Completing the square is a useful technique in algebra and calculus that transforms a quadratic expression into a form that is easier to work with, especially for integration or solving equations. Here, we start with a quadratic expression in the denominator:

• The expression is given as \(x^2 - 4x + 9\).
• To complete the square, you take the coefficient of \(x\), which is \(-4\), divide it by 2 to get \(-2\), and then square it to obtain \(4\).
• The expression becomes \((x-2)^2 + (9-4) = (x-2)^2 + 5\).

This rewritten form, \( (x-2)^2 + 5 \), is structured so it resembles part of a standard form useful for integration. Completing the square simplifies the integral and reveals opportunities for substitution.

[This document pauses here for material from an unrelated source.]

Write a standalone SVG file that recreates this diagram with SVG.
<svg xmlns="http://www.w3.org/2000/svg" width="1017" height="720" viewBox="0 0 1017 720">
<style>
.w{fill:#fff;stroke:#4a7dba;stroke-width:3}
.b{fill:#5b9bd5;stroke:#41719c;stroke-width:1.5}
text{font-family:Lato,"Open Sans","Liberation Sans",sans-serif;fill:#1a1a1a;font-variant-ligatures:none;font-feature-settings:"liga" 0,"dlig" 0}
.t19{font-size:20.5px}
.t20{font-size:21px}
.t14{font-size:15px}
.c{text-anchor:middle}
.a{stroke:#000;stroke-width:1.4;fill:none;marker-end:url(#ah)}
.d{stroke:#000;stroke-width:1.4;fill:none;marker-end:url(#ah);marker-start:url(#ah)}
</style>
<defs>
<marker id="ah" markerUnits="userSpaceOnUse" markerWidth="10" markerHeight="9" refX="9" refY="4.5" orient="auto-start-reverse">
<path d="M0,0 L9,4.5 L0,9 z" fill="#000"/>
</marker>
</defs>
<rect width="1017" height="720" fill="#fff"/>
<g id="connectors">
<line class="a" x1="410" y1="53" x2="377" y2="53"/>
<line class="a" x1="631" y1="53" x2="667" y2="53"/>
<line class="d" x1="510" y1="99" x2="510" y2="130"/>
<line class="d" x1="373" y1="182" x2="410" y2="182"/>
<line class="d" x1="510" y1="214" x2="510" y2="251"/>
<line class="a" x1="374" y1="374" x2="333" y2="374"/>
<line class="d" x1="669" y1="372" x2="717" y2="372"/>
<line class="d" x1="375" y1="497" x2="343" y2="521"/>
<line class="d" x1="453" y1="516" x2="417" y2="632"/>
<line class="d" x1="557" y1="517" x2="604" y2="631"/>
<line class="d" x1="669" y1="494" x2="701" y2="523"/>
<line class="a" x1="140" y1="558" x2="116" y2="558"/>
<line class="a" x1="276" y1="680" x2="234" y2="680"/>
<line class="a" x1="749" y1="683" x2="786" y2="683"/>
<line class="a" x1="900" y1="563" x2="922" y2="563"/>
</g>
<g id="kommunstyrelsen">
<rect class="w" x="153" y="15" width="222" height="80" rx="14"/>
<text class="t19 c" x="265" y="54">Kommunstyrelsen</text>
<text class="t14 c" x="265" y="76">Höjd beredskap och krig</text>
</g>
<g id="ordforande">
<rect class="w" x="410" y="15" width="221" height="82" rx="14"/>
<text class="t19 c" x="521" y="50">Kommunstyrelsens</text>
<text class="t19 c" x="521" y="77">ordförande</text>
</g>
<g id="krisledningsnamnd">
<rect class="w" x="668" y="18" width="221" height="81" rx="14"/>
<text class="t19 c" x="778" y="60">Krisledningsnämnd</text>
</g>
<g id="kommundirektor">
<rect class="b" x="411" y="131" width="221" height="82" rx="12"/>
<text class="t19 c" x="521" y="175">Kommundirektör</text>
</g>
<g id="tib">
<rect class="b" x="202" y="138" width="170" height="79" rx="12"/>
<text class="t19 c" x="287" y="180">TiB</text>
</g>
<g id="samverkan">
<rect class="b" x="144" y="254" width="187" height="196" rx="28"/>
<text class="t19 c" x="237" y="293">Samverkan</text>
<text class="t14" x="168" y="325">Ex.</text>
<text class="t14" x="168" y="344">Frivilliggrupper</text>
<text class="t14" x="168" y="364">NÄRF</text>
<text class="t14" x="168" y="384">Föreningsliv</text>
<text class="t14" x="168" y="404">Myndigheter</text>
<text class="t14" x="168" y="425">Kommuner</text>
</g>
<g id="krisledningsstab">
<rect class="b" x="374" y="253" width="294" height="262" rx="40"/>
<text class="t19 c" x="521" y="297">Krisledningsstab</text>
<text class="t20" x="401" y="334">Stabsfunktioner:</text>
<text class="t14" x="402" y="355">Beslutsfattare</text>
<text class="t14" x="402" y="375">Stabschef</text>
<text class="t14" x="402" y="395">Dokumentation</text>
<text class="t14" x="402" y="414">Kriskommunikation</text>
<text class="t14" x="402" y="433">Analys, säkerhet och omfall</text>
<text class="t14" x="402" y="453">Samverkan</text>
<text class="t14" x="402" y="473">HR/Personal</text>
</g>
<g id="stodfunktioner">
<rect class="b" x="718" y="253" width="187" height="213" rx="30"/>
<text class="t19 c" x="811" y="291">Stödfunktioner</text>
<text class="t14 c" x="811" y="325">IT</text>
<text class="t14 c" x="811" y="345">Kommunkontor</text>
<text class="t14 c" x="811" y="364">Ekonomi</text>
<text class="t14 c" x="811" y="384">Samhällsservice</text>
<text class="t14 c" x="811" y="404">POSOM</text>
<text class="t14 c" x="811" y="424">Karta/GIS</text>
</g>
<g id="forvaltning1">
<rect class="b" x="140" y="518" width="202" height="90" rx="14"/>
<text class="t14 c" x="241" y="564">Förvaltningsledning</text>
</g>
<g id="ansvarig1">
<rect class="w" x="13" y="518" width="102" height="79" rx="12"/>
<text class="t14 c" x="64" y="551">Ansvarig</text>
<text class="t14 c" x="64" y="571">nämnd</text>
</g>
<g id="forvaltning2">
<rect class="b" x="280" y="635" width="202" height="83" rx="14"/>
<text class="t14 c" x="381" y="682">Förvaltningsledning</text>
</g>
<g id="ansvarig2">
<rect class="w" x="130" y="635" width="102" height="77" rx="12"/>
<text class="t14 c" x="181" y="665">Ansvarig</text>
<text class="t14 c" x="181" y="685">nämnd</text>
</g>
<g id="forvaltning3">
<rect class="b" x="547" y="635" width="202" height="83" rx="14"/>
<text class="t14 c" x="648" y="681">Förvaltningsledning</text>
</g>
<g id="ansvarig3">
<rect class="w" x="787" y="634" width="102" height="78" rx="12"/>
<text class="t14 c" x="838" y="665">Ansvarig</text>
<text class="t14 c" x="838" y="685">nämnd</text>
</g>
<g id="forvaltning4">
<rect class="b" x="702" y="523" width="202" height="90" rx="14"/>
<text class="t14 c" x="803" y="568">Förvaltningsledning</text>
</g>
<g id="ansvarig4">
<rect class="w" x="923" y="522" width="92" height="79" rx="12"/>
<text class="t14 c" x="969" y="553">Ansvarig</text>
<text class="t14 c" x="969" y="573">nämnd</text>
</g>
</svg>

Trigonometric Substitution

Trigonometric substitution is a powerful technique used to simplify integration by replacing variables with trigonometric functions. It often helps with integrals involving quadratic expressions. In our scenario, after completing the square, we have \(\frac{1}{(x-2)^2 + 5}\). Notice:

• This expression resembles the form \( \frac{1}{u^2 + a^2} \).
• The standard trigonometric substitution involves using tangent and arctangent functions.

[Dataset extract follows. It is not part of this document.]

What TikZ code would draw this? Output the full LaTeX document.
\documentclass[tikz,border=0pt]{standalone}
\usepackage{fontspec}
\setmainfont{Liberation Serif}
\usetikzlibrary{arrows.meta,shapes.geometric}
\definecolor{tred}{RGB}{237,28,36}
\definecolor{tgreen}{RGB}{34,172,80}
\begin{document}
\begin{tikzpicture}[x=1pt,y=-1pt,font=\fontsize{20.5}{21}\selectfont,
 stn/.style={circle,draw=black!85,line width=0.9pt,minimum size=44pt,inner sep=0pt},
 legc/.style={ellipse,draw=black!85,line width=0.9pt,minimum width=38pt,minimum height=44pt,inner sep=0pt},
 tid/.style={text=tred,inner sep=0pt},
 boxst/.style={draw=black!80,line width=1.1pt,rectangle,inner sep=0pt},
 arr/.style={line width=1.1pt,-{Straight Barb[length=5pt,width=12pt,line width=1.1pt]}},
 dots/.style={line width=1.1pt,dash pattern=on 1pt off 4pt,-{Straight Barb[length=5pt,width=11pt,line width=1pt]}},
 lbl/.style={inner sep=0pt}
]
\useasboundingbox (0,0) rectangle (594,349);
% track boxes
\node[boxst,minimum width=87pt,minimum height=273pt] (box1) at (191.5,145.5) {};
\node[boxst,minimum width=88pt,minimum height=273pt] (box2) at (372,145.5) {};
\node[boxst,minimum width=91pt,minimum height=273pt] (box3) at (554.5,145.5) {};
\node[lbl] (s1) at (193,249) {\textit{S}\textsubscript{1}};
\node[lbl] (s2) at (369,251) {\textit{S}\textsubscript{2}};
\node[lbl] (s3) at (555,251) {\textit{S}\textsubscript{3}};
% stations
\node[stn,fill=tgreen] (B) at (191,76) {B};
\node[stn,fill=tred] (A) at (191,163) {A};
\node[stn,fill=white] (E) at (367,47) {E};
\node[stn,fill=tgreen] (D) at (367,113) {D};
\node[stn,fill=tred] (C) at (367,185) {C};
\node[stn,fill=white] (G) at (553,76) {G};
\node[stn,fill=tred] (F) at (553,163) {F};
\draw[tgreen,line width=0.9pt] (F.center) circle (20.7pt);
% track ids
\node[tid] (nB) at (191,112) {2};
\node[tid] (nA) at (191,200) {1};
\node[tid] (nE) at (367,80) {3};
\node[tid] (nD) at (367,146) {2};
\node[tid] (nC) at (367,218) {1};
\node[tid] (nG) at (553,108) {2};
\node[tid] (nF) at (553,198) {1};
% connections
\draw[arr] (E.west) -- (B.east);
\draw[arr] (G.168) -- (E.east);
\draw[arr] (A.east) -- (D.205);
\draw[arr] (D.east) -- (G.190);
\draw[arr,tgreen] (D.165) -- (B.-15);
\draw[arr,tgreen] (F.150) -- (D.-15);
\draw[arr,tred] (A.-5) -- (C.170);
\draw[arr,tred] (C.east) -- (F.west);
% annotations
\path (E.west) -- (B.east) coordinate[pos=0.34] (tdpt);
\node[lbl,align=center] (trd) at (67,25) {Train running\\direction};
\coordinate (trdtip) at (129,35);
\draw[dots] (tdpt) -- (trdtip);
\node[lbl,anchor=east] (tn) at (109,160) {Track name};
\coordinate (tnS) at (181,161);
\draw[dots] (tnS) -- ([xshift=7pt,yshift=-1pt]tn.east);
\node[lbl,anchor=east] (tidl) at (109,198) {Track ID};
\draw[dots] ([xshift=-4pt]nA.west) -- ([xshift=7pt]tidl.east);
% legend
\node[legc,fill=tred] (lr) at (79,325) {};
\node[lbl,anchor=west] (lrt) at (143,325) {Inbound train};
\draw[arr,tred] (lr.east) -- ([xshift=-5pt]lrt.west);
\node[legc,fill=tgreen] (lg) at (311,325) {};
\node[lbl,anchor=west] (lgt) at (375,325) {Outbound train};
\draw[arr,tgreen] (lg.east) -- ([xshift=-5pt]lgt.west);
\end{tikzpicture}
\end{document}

By recognizing this, we see that a substitution can convert the integral into a form readily integrable with the help of trigonometric identities. Here, we set \(u = x - 2\), simplifying our work with the modified limits of integration and easing the function into a more manageable form.

Indefinite Integral

An indefinite integral represents a family of functions and is expressed without upper and lower limits of integration. In calculus, it is indicated by the integral sign followed by a function and the differential of a variable, as seen in \[ \int \frac{1}{(x-2)^2 + 5} \, dx \].

• The solution of an indefinite integral contains an arbitrary constant \( C \), representing a general form of all possible antiderivatives.
• In this problem, we aim to find an antiderivative that, when derived, returns the original function \( \frac{1}{(x-2)^2 + 5} \).

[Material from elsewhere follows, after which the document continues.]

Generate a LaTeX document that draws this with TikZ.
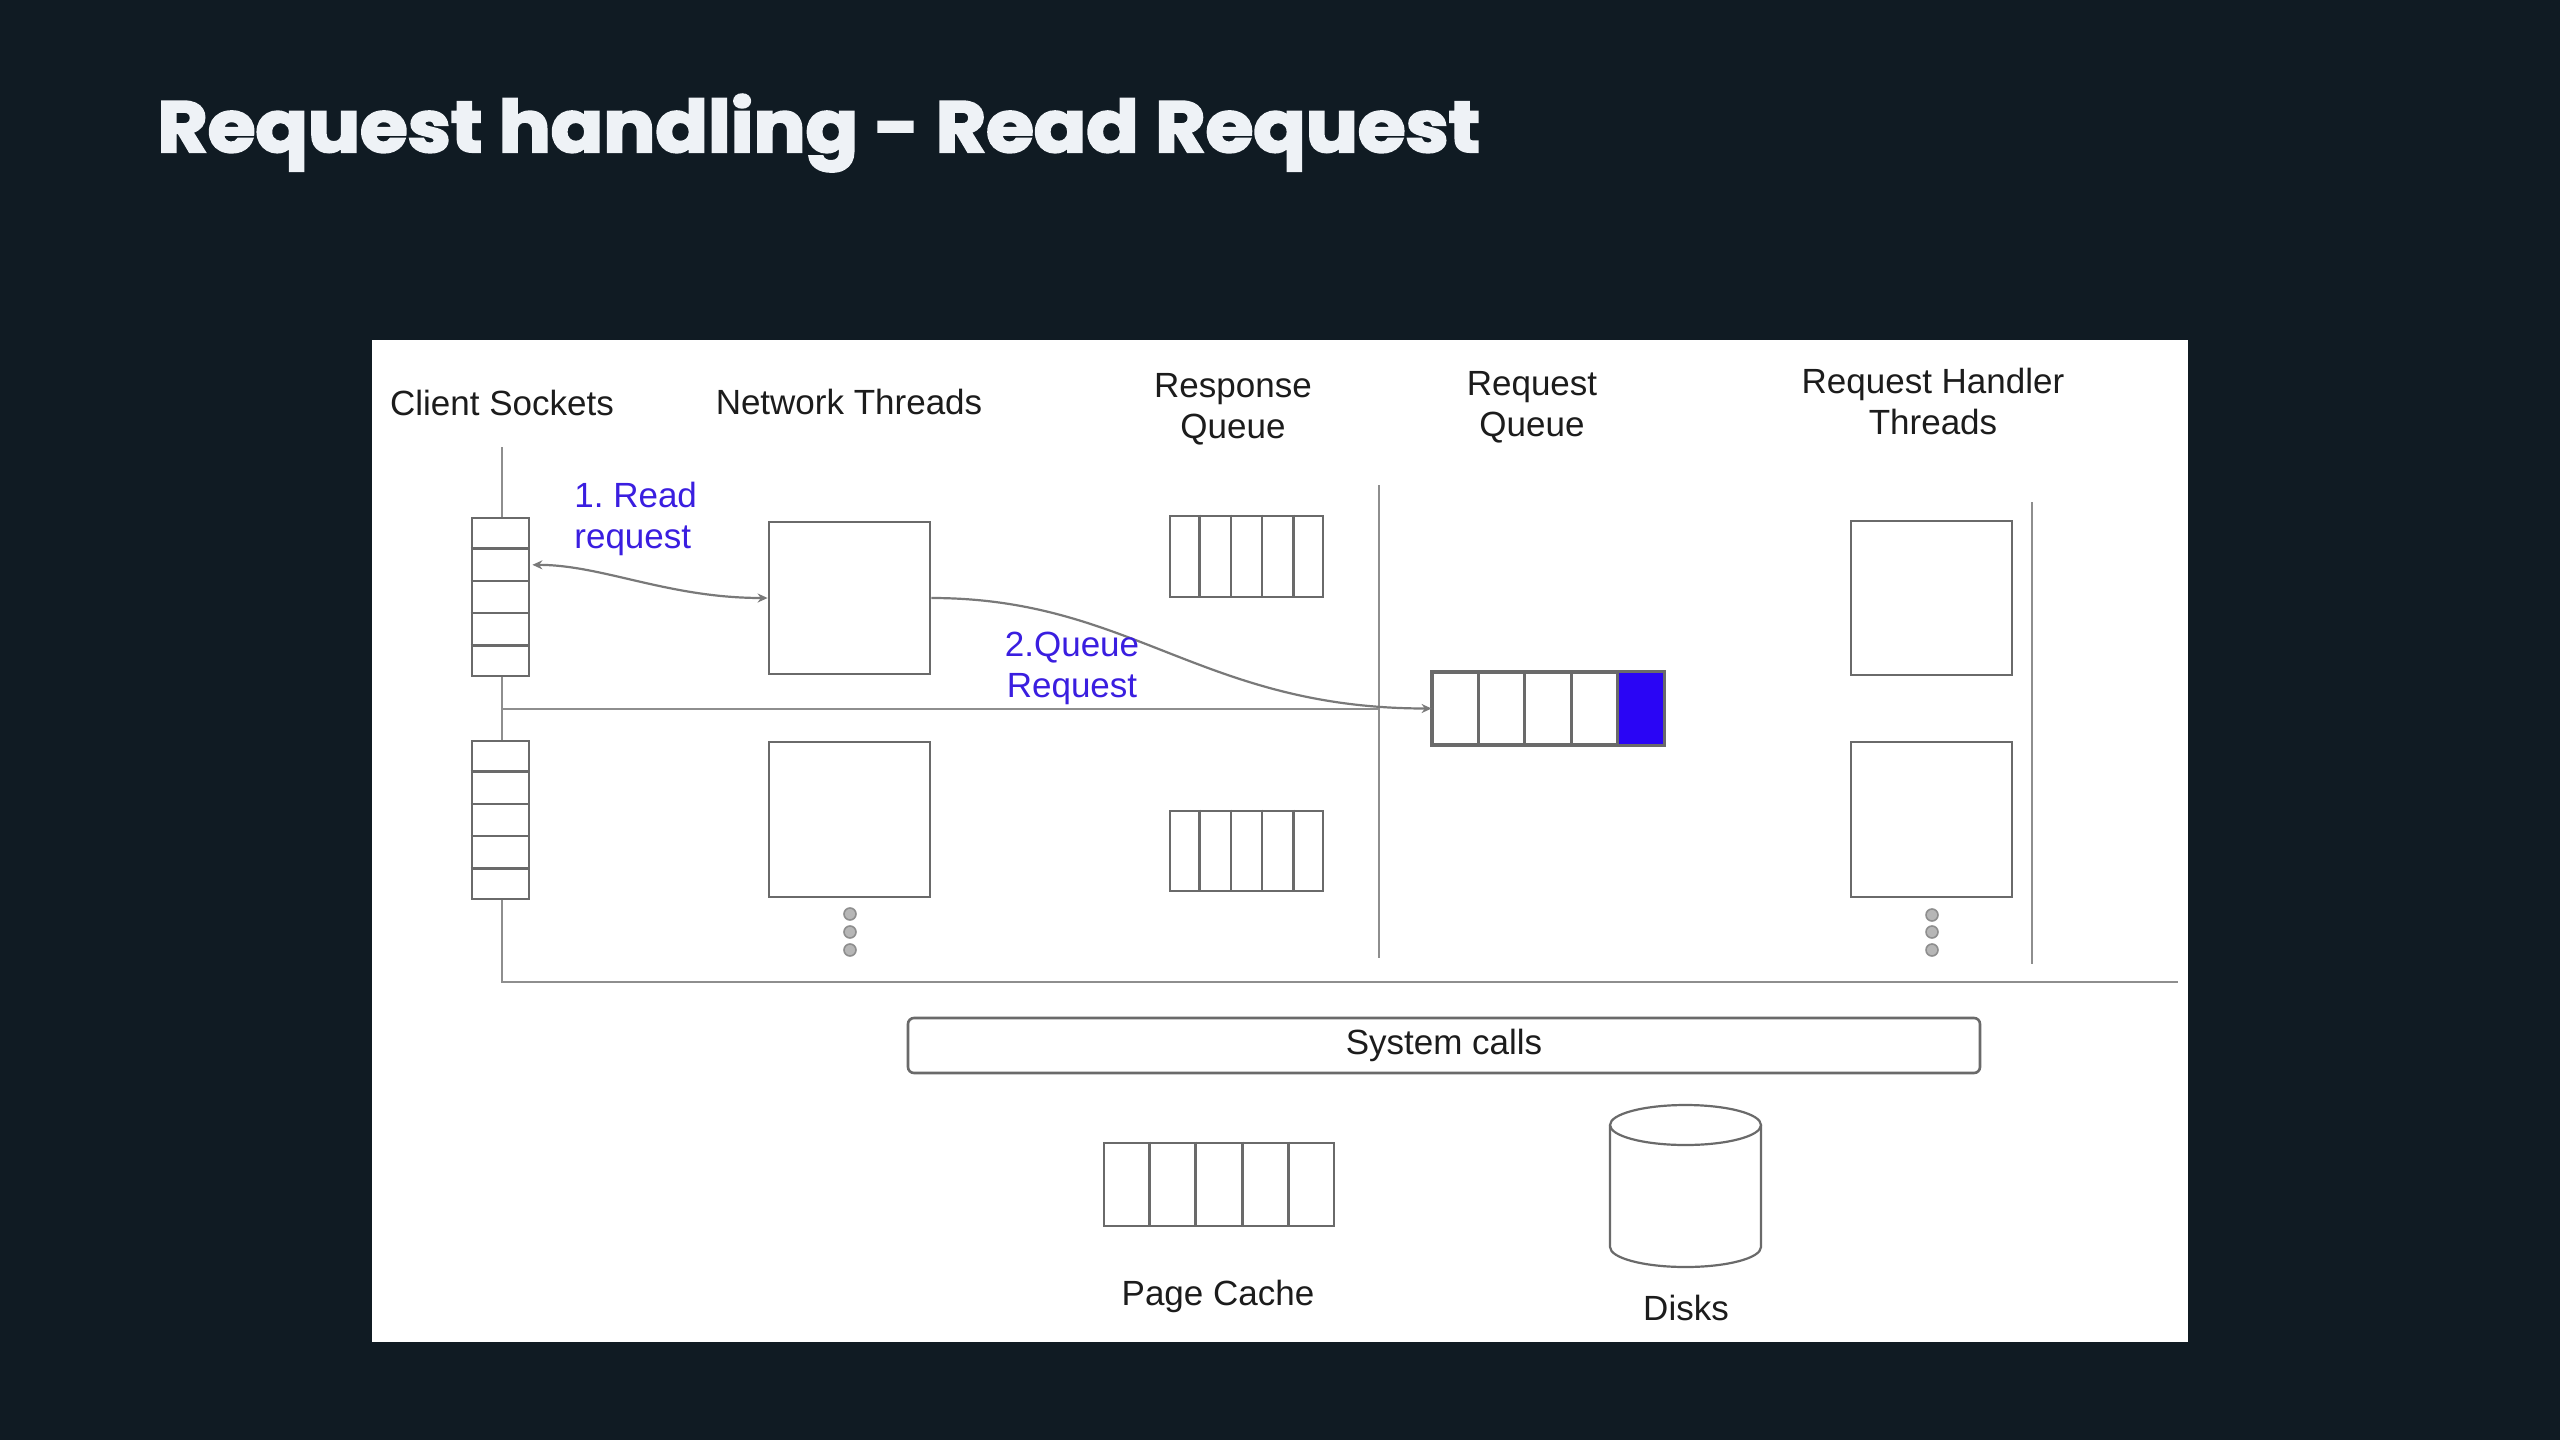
\documentclass[tikz,border=0pt]{standalone}
\usepackage{fontspec}
\setmainfont{Liberation Sans}
\newfontfamily\titlefont{Poppins}[BoldFeatures={FakeBold=3}]
\usetikzlibrary{arrows.meta,calc,fit}
\definecolor{bg}{HTML}{101B23}
\definecolor{ttl}{HTML}{EEF2F6}
\definecolor{ln}{HTML}{8E8E8E}
\definecolor{bx}{HTML}{6A6A6A}
\definecolor{blu}{HTML}{2A05F5}
\definecolor{blutxt}{HTML}{3A1EE0}
\definecolor{txt}{HTML}{1C1C1C}
\frenchspacing
\begin{document}
\begin{tikzpicture}[x=0.5pt,y=-0.5pt,
  lbl/.style={font=\fontsize{17.5}{20.5}\selectfont, text=txt, inner sep=0pt},
  bluelbl/.style={lbl, text=blutxt},
  boxst/.style={draw=bx, line width=1.4pt, fill=white, inner sep=0pt},
  cellline/.style={draw=bx, line width=1.4pt},
  wire/.style={draw=ln, line width=1.3pt},
  arr/.style={draw=ln!85!black, line width=1.1pt},
  dot/.style={circle, draw=ln, fill=ln!65, line width=0.8pt, minimum size=6pt, inner sep=0pt},
]
% background and panel
\fill[bg] (0,0) rectangle (2560,1440);
\node[fit={(372,340) (2188,1342)}, fill=white, inner sep=0pt] (panel) {};

% title
\node[anchor=base west, font=\titlefont\bfseries\fontsize{36}{40}\selectfont, text=ttl, inner sep=0pt] (title) at (157,152) {\scalebox{1.074}[1]{Request handling - Read Request}};

% column labels
\node[lbl, anchor=base] (lcs) at (502,415) {Client Sockets};
\node[lbl, anchor=base] (lnt) at (849,414) {Network Threads};
\node[lbl, anchor=base] (lrsq) at (1233,397) {\begin{tabular}[t]{@{}c@{}}Response\\Queue\end{tabular}};
\node[lbl, anchor=base] (lrqq) at (1532,395) {\begin{tabular}[t]{@{}c@{}}Request\\Queue\end{tabular}};
\node[lbl, anchor=base] (lrht) at (1933,393) {\begin{tabular}[t]{@{}c@{}}Request Handler\\Threads\end{tabular}};

% wires
\coordinate (busTop) at (502,447);
\coordinate (busBot) at (502,982);
\coordinate (busEnd) at (2178,982);
\coordinate (tap) at (502,709);
\coordinate (sepTop) at (1379,485);
\coordinate (sepBot) at (1379,958);
\coordinate (sepHit) at (1379,709);
\coordinate (hTop) at (2032,502);
\coordinate (hBot) at (2032,964);
\draw[wire] (busTop) -- (busBot) -- (busEnd);
\draw[wire] (tap) -- (sepHit);
\draw[wire] (sepTop) -- (sepBot);
\draw[wire] (hTop) -- (hBot);

% client socket stacks
\node[boxst, fit={(472,518) (529,676)}] (s1) {};
\node[boxst, fit={(472,741) (529,899)}] (s2) {};
\foreach \s in {s1,s2}{
  \foreach \i in {1,...,4}{
    \draw[cellline] ($(\s.north west)!\i/5!(\s.south west)$) -- ($(\s.north east)!\i/5!(\s.south east)$);
  }
}

% network threads
\node[boxst, fit={(769,522) (930,674)}] (n1) {};
\node[boxst, fit={(769,742) (930,897)}] (n2) {};
\node[dot] (nd1) at (850,914) {};
\node[dot] (nd2) at (850,932) {};
\node[dot] (nd3) at (850,950) {};

% response queues
\node[boxst, fit={(1170,516) (1323,597)}] (rs1) {};
\node[boxst, fit={(1170,811) (1323,891)}] (rs2) {};
\foreach \s in {rs1,rs2}{
  \foreach \i in {1,...,4}{
    \draw[cellline] ($(\s.north west)!\i/5!(\s.north east)$) -- ($(\s.south west)!\i/5!(\s.south east)$);
  }
}

% request queue
\node[boxst, fit={(1433,673) (1663,744)}] (rq) {};
\fill[blu] ($(rq.north west)!0.8!(rq.north east)$) rectangle (rq.south east);
\draw[cellline] (rq.north west) rectangle (rq.south east);
\foreach \i in {1,...,4}{
  \draw[cellline] ($(rq.north west)!\i/5!(rq.north east)$) -- ($(rq.south west)!\i/5!(rq.south east)$);
}

% request handler threads
\node[boxst, fit={(1851,521) (2012,675)}] (h1) {};
\node[boxst, fit={(1851,742) (2012,897)}] (h2) {};
\node[dot] (hd1) at (1932,915) {};
\node[dot] (hd2) at (1932,932) {};
\node[dot] (hd3) at (1932,950) {};

% arrows
\draw[arr, {Stealth[length=5pt,width=4.5pt]}-{Stealth[length=5pt,width=4.5pt]}]
  ($(s1.north east)!0.3!(s1.south east)+(2,0)$) .. controls +(70,0) and +(-100,0) .. (n1.west);
\draw[arr, -{Stealth[length=5pt,width=4.5pt]}]
  (n1.east) .. controls +(200,0) and +(-230,0) .. (rq.west);

% step labels
\node[bluelbl, anchor=base west] (step1) at (574,507) {\begin{tabular}[t]{@{}l@{}}1. Read\\request\end{tabular}};
\node[bluelbl, anchor=base] (step2) at (1072,656) {\begin{tabular}[t]{@{}c@{}}2.Queue\\Request\end{tabular}};

% system calls
\node[draw=bx, line width=1.3pt, rounded corners=3pt, minimum width=536pt, minimum height=27.5pt, lbl] (sys) at (1444,1045.5) {System calls};

% page cache
\node[boxst, fit={(1104,1143) (1334,1226)}] (pc) {};
\foreach \i in {1,...,4}{
  \draw[cellline] ($(pc.north west)!\i/5!(pc.north east)$) -- ($(pc.south west)!\i/5!(pc.south east)$);
}
\node[lbl, anchor=base] (lpc) at (1218,1305) {Page Cache};

% disk
\draw[draw=bx, line width=1.1pt, fill=white] (1610,1125) -- (1610,1247) arc[start angle=180, end angle=0, x radius=75.5, y radius=20] -- (1761,1125);
\draw[draw=bx, line width=1.1pt, fill=white] (1685.5,1125) ellipse [x radius=75.5, y radius=20];
\node[lbl, anchor=base] (ldk) at (1686,1320) {Disks};
\end{tikzpicture}
\end{document}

The process transforms the varying expression into the solution: \( \frac{1}{\sqrt{5}} \arctan\left( \frac{x-2}{\sqrt{5}} \right) + C \), showing the indefinite nature through the constant portion.

Arctan Formula

The arctan formula is crucial in integrals involving expressions of the form \( \frac{1}{a^2 + u^2} \). It connects the integration of such expressions to inverse trigonometric functions, specifically the arctangent. For our expression \[ \int \frac{1}{u^2 + (\sqrt{5})^2} \, du \], the arctan formula applies:

• This standard result says integral is \( \frac{1}{a} \arctan\left(\frac{u}{a}\right) + C \).
• Here, \(a\) is \(\sqrt{5}\).

Applying the formulation transforms this integral into a solvable expression using known techniques. The use of the arctangent function simplifies the solution, converting it from a complex integral to an expression that can still be easily manipulated or applied as necessary.